第99回
Qさんに感謝状を
前回、山崎は嘲笑・黙殺を覚悟の上で
「Qさんは現代のアダムスミスだ」と書きました。
実は「アダムスミスを超える人」と書きたかったのです。
Qさんは言論、理論の人だけでなく、実行の人だからです。
19世紀はヨーロッパの時代、20世紀はアメリカの時代、
始まったばかりの21世紀はアジアの時代といわれています。
Qさんは
1981年「香港の挑戦・日本経済人への警告」を皮切りに、
1989年「アジアの風」
1993年「日本人はアジアの蚊帳の外」で警報を鳴らしましたが、
耳を傾ける為政者はありませんでした。
日経ビジネス誌が「中国は世界の工場」特集を組んだのが、
つい6年前のこと、多くの日本人はビックリしましたが、
Qさん情報に接している者には、先刻承知の事実でありました。
欧米経由のマスコミが伝える、
わが国の中国情報には、偏りがありました。
いまや中国への進出企業3万2000社、
雇用中国人920万人に達しました。
Qさんは、世界が注目するアジア、
その中心の中国・上海に数年前に居を移され、
中国の現状を分析、将来を展望して、
1日の休みも無く、
リアルタイムで情報発信を続けておられるのです。
併せて日本から、延べ数千名の考察団を率いて、
中国各地だけでなく、
いま注目のBRICs、諸国を視察、貴重な情報を伝えておられます。
また、試行錯誤を恐れずに年間、数十件の起業を試み、
若い人たちにチャンスを提供しておられます。
1993年「中国人と日本人」は、
相互理解のために書かれたQさんならではの貴重な一冊です。
Qさんのこれまでの日本経済活性化のための
数々の貴重な提言、日中友好への貢献は実に大きなものがあります。
まだ気が付かない内閣総理大臣に代わって、
不肖山崎が、邱永漢先生に、
万感のおもいを以って謹んで感謝状を進呈させて頂きます。
「長期間にわたり、日本国および日本国民に対する
貴重なご提言、ご指導、誠にありがとうございました。
今後とも引き続きご指導のほどよろしくお願い申し上げます。
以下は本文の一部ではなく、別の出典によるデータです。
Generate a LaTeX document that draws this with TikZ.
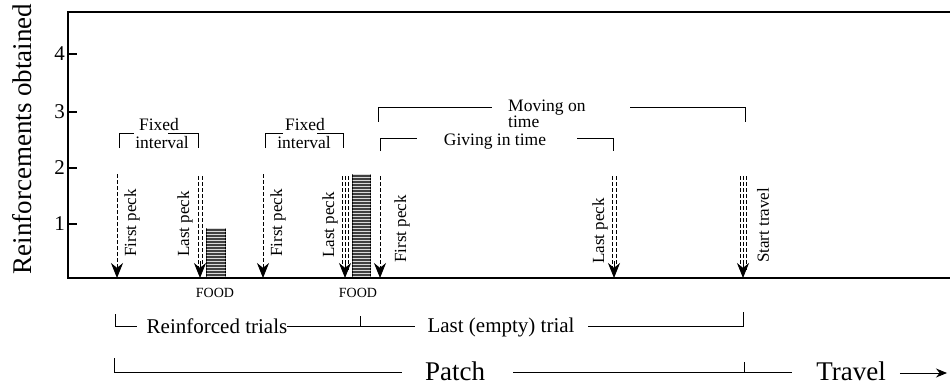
\documentclass[tikz,border=0pt]{standalone}
\usepackage{fontspec}
\setmainfont{Liberation Serif}
\usepackage{tikz}
\usetikzlibrary{arrows.meta, patterns}
\newcommand{\pxfont}[1]{\fontsize{#1}{#1}\selectfont}

\begin{document}
\begin{tikzpicture}[x=1pt, y=-1pt,
  axisline/.style={line width=1.3pt},
  peck/.style={line width=0.9pt, dash pattern=on 4pt off 2pt,
               -{Stealth[length=15pt, width=12pt]}},
  lane/.style={line width=0.9pt, dash pattern=on 4pt off 2pt},
  head/.style={line width=0.9pt, -{Stealth[length=15pt, width=12pt]}},
  lbl/.style={font=\pxfont{17}, rotate=90, anchor=west, inner sep=0pt},
  bkt/.style={line width=0.9pt},
  btxt/.style={font=\pxfont{17.5}, inner sep=0pt},
  food/.style={draw, line width=1.2pt, fill=black!75, inner sep=0pt,
               postaction={pattern=horizontal lines, pattern color=white!85!black},
               anchor=south west},
  foodlbl/.style={font=\pxfont{14}, inner sep=0pt},
  rowtxt/.style={font=\pxfont{21}, inner sep=0pt, anchor=base},
  bigtxt/.style={font=\pxfont{27}, inner sep=0pt}
]
\useasboundingbox (0,0) rectangle (950,385);

% Frame and axis
\draw[axisline] (950,12) -- (68,12) -- (68,278) -- (950,278);
\foreach \v/\yy in {1/224, 2/168, 3/112, 4/54} {
  \draw[axisline] (68,\yy) -- (77,\yy);
  \node[font=\pxfont{21}, anchor=east, inner sep=0pt] (tick\v) at (65,\yy) {\v};
}
\node[bigtxt, rotate=90] (ylab) at (22,139) {Reinforcements obtained};

% Trial 1
\coordinate (fp1) at (117,174);
\coordinate (fp1e) at (117,278);
\draw[peck] (fp1) -- (fp1e);
\node[lbl] (fp1l) at (132,257) {First peck};
\coordinate (lp1) at (200,176);
\coordinate (lp1e) at (200,278);
\foreach \d in {-2,2}
  \draw[lane] ([xshift=\d pt]lp1) -- ([shift={(\d,-7)}]lp1e);
\draw[head] ([shift={(0,-17)}]lp1e) -- (lp1e);
\node[lbl] (lp1l) at (185,257) {Last peck};
\node[food, minimum width=19pt, minimum height=49pt] (food1) at (206,278) {};
\node[foodlbl] (food1l) at (215,293) {FOOD};

% Trial 2
\coordinate (fp2) at (263,174);
\coordinate (fp2e) at (263,278);
\draw[peck] (fp2) -- (fp2e);
\node[lbl] (fp2l) at (278,257) {First peck};
\coordinate (lp2) at (345,176);
\coordinate (lp2e) at (345,278);
\foreach \d in {-3,0,3}
  \draw[lane] ([xshift=\d pt]lp2) -- ([shift={(\d,-7)}]lp2e);
\draw[head] ([shift={(0,-17)}]lp2e) -- (lp2e);
\node[lbl] (lp2l) at (330,258) {Last peck};
\node[food, minimum width=18pt, minimum height=103pt] (food2) at (352,278) {};
\node[foodlbl] (food2l) at (358,293) {FOOD};

% Last (empty) trial
\coordinate (fp3) at (380,176);
\coordinate (fp3e) at (380,278);
\draw[peck] (fp3) -- (fp3e);
\node[lbl] (fp3l) at (402,263) {First peck};
\coordinate (lp3) at (614,176);
\coordinate (lp3e) at (614,278);
\foreach \d in {-2,2}
  \draw[lane] ([xshift=\d pt]lp3) -- ([shift={(\d,-7)}]lp3e);
\draw[head] ([shift={(0,-17)}]lp3e) -- (lp3e);
\node[lbl] (lp3l) at (600,264) {Last peck};
\coordinate (st) at (743,176);
\coordinate (ste) at (743,278);
\foreach \d in {-3,0,3}
  \draw[lane] ([xshift=\d pt]st) -- ([shift={(\d,-7)}]ste);
\draw[head] ([shift={(0,-17)}]ste) -- (ste);
\node[lbl] (stl) at (763,263) {Start travel};

% Brackets above
\node[btxt, anchor=base] (fix1) at (159,131) {Fixed};
\node[btxt, anchor=base] (int1) at (162,148) {interval};
\draw[bkt] (119,148) |- (134,133);
\draw[bkt] (168,133) -| (198,148);
\node[btxt, anchor=base] (fix2) at (305,131) {Fixed};
\node[btxt, anchor=base] (int2) at (304,148) {interval};
\draw[bkt] (265,148) |- (283,133);
\draw[bkt] (317,133) -| (343,148);
\node[btxt, anchor=base west] (mov) at (508,112) {Moving on};
\node[btxt, anchor=base west] (movt) at (508,128) {time};
\draw[bkt] (378,122) |- (492,107);
\draw[bkt] (630,107) -| (745,122);
\node[btxt, anchor=base] (give) at (495,146) {Giving in time};
\draw[bkt] (380,151) |- (417,138);
\draw[bkt] (577,138) -| (613,151);

% Trials row
\node[rowtxt] (reinf) at (217,333) {Reinforced trials};
\node[rowtxt] (empty) at (501,332) {Last (empty) trial};
\draw[bkt] (115,314) |- (137,326);
\draw[bkt] (287,326) -- (415,326);
\draw[bkt] (360,316) -- (360,326);
\draw[bkt] (588,326) -| (743,312);

% Patch / travel row
\node[bigtxt, anchor=base] (patch) at (455,380) {Patch};
\node[bigtxt, anchor=base] (travel) at (851,380) {Travel};
\draw[bkt] (114,358) |- (402,372);
\draw[bkt] (513,372) -- (792,372);
\draw[bkt] (744,362) -- (744,372);
\coordinate (tend) at (947,373);
\draw[bkt, -{Stealth[length=11pt, width=9pt]}] ([xshift=14pt]travel.east |- tend) -- (tend);
\end{tikzpicture}
\end{document}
」
と、ここまで書いて、北京・種字林・金言名句を開いたら
《人生、意気に感ずることをやる、これが大切です。
勲章をもらったり、人からチヤホヤされたりすることなど、
なんということもありませんよ》
これを読んで、「早とちり山崎」は、
「やられたー」と叫びました。
感謝状などノーサンキュウ、
世の毀誉褒貶(きよほうへん)を超越した境地に。
Qさんは、やはり、レベルの違う方でした。